A economista critica a ênfase dada por Guedes ao “sucesso” na gestão das contas públicas justamente quando o governo deu aval para mudanças no teto de gastos, que era a principal bússola fiscal do País.
“Era o teto que permitia haver alguma ancoragem sobre a trajetória futura dos gastos públicos. Com folga que foi aberta no teto, o que se coloca é que o limite não está sendo respeitado”, enfatiza. “São rodadas e rodadas e desconfiança sobre o arcabouço fiscal, que pesa sobre a inflação, sobre o câmbio e, em última análise, sobre a população.”
Para ela, o governo poderia ter revisto inúmeras despesas que não são eficientes ou revisto os benefícios tributários que não têm avaliação de resultados, mas optou pelo caminho mais fácil de aumentar o gasto em um ano eleitoral.
“É um cobertor que já nasce curto, porque não consegue dar conta de todas as demandas.
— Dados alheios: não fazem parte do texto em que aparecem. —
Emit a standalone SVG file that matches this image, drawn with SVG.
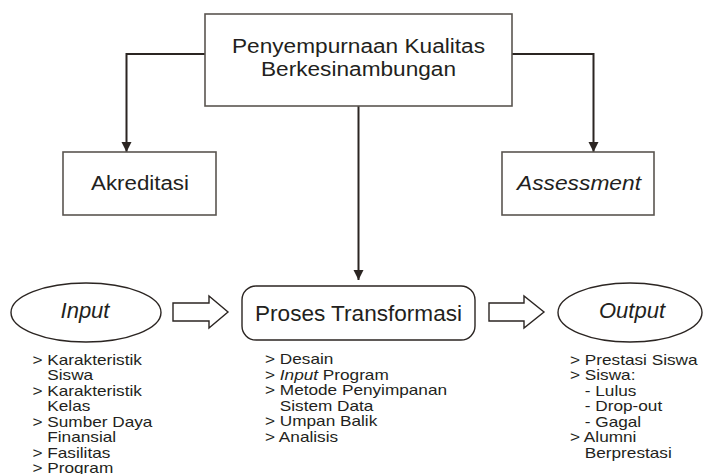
<svg xmlns="http://www.w3.org/2000/svg" width="703" height="474" viewBox="0 0 703 474">
<style>
.box{fill:#fff;stroke:#5a5550;stroke-width:1.6}
.shape{fill:#fff;stroke:#2b2522;stroke-width:1.4}
.ln{fill:none;stroke:#2b2522;stroke-width:2}
.t{font-family:"Liberation Sans",Arial,sans-serif;fill:#231f20}
.h{font-size:19.5px;text-anchor:middle}
.big{font-size:22px;text-anchor:middle}
.it{font-style:italic}
.li{font-size:15px}
</style>
<defs>
<marker id="ah" markerUnits="userSpaceOnUse" markerWidth="11" markerHeight="11" refX="10" refY="5" orient="auto">
<path d="M0,0 L10,5 L0,10 Z" fill="#2b2522"/>
</marker>
</defs>
<rect width="703" height="474" fill="#fff"/>
<g id="connectors">
<path class="ln" d="M205,54 H126.5 V152" marker-end="url(#ah)"/>
<path class="ln" d="M512,54 H593.5 V152" marker-end="url(#ah)"/>
<path class="ln" d="M358.5,106 V280" marker-end="url(#ah)"/>
<path class="shape" d="M173,303 H209 V296 L228,312 L209,328 V321 H173 Z"/>
<path class="shape" d="M489,303 H524 V296 L544,312 L524,328 V321 H489 Z"/>
</g>
<g id="top">
<rect class="box" x="205" y="14" width="307" height="92"/>
<text class="t h" x="358.5" y="53" textLength="253" lengthAdjust="spacingAndGlyphs">Penyempurnaan Kualitas</text>
<text class="t h" x="358.5" y="76" textLength="195" lengthAdjust="spacingAndGlyphs">Berkesinambungan</text>
</g>
<g id="akreditasi">
<rect class="box" x="63" y="152" width="153" height="63"/>
<text class="t h" x="140" y="190" textLength="98" lengthAdjust="spacingAndGlyphs">Akreditasi</text>
</g>
<g id="assessment">
<rect class="box" x="502" y="152" width="152" height="63"/>
<text class="t h it" x="579" y="190" textLength="124" lengthAdjust="spacingAndGlyphs">Assessment</text>
</g>
<g id="input">
<ellipse class="shape" cx="86" cy="312.5" rx="75" ry="29.5"/>
<text class="t big it" x="85" y="318">Input</text>
</g>
<g id="proses">
<rect class="shape" x="242" y="286" width="233" height="54" rx="14"/>
<text class="t big" x="358.5" y="321" textLength="207" lengthAdjust="spacingAndGlyphs">Proses Transformasi</text>
</g>
<g id="output">
<ellipse class="shape" cx="630" cy="312.5" rx="72" ry="29.5"/>
<text class="t big it" x="632" y="318">Output</text>
</g>
<g id="input-list" transform="translate(32.5,0) scale(1.147,1)">
<text class="t li" x="0" y="365">&gt; Karakteristik</text>
<text class="t li" x="12.9" y="380.5">Siswa</text>
<text class="t li" x="0" y="396">&gt; Karakteristik</text>
<text class="t li" x="12.9" y="411.5">Kelas</text>
<text class="t li" x="0" y="427">&gt; Sumber Daya</text>
<text class="t li" x="12.9" y="442.5">Finansial</text>
<text class="t li" x="0" y="458">&gt; Fasilitas</text>
<text class="t li" x="0" y="473.5">&gt; Program</text>
</g>
<g id="proses-list" transform="translate(265,0) scale(1.147,1)">
<text class="t li" x="0" y="364.5">&gt; Desain</text>
<text class="t li" x="0" y="380">&gt; <tspan class="it">Input</tspan> Program</text>
<text class="t li" x="0" y="395.5">&gt; Metode Penyimpanan</text>
<text class="t li" x="12.9" y="411">Sistem Data</text>
<text class="t li" x="0" y="426.5">&gt; Umpan Balik</text>
<text class="t li" x="0" y="442">&gt; Analisis</text>
</g>
<g id="output-list" transform="translate(570,0) scale(1.147,1)">
<text class="t li" x="0" y="365">&gt; Prestasi Siswa</text>
<text class="t li" x="0" y="380.5">&gt; Siswa:</text>
<text class="t li" x="12.9" y="396">- Lulus</text>
<text class="t li" x="12.9" y="411.5">- Drop-out</text>
<text class="t li" x="12.9" y="427">- Gagal</text>
<text class="t li" x="0" y="442.5">&gt; Alumni</text>
<text class="t li" x="12.9" y="458">Berprestasi</text>
</g>
</svg>
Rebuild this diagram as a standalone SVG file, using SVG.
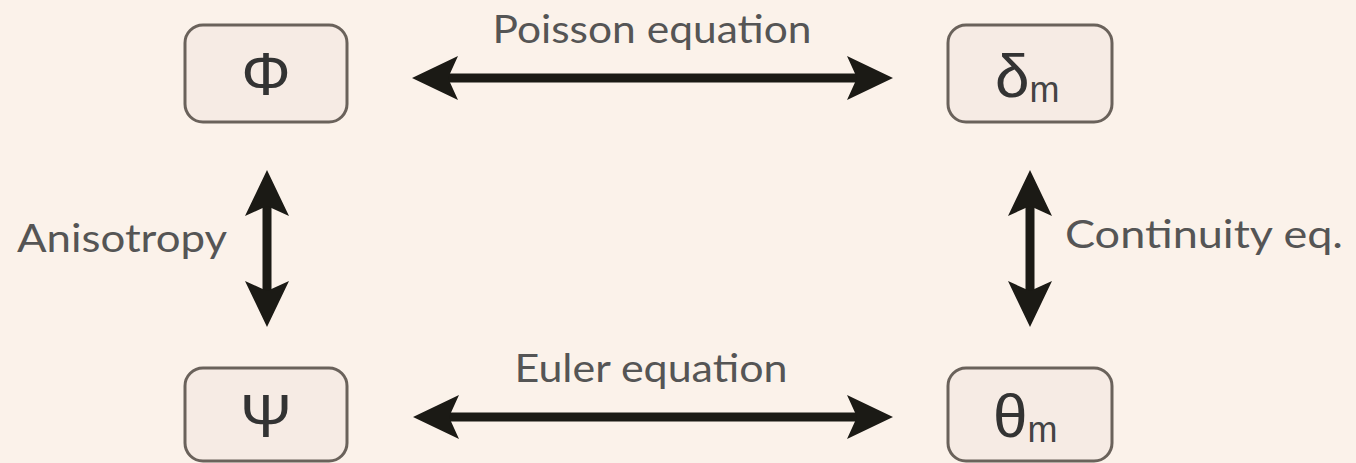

Não houve nenhum esforço para cortar gastos no orçamento de 2022, não há uma vírgula uma tentativa de cortar gastos”, completa Damasceno.
O pesquisador associado do FGV Ibre, Armando Castelar, alerta que as despesas que vinham caindo muito em 2021 darão um salto em 2022. Os juros da dívida pública que, descontada a inflação, chegaram a ficar negativos nos últimos 12 meses, devem superar os 5% em termos reais. Da mesma forma, os benefícios tributários atrelados ao salário mínimo podem ter um reajuste de dois dígitos.
“A despesa real vai subir muito em proporção do PIB, ainda mais com o PIB estagnado. Isso sem falar do salário do funcionalismo, que em algum momento vai ter que ser recomposto. Já são 15% de queda real nesses últimos anos sem reajuste”, alerta.
Para o especialista, a depender de como as pesquisas eleitorais evoluam, pode haver novas pressões para aumento de despesas ao longo do ano. “Não acho que exista a certeza de que esse movimento acabou. O gasto público continua sendo uma fonte de preocupação. O ajuste que vimos dependeu da inflação alta e do juro baixo. A dinâmica daqui para frente será de crescimento da dívida. Fica a dúvida sobre como isso será endereçado a partir de 2023”, completa Castelar.
O diretor-executivo da Instituição Fiscal Independente (IFI), Felipe Salto, concorda que a melhora fiscal de 2021 não é estrutural, mas sim dependente de uma conjuntura que já se esgotou. “Não estamos em uma situação de insolvência, mas não dá para comemorar, porque seguiremos agora com baixo crescimento econômico. E o aumento dos juros agora vai acabar neutralizando todo o ganho que houve na relação dívida/PIB”, analisa.
Salto reconhece que o gasto público de 2022 em proporção do PIB irá realmente ficar abaixo que resultado em 2018, mas alerta que boa parte dessa queda ocorreu com a contenção de investimentos, enquanto boa parte das despesas menos eficientes não foi atacada.
“Ao ceder a pressão de reajuste de salários para os policiais, o governo com certeza terá pressão de outras categorias, sobretudo pela sobra de R$ 35 bilhões a 36 bilhões no espaço fiscal de 2022. Se o orçamento ficar para ser fechado em fevereiro ou março, vai haver mais tempo para que essas forças se organizem. Mas esse é um gasto permanente que ficará de herança para depois das eleições”, conclui o diretor da IFI.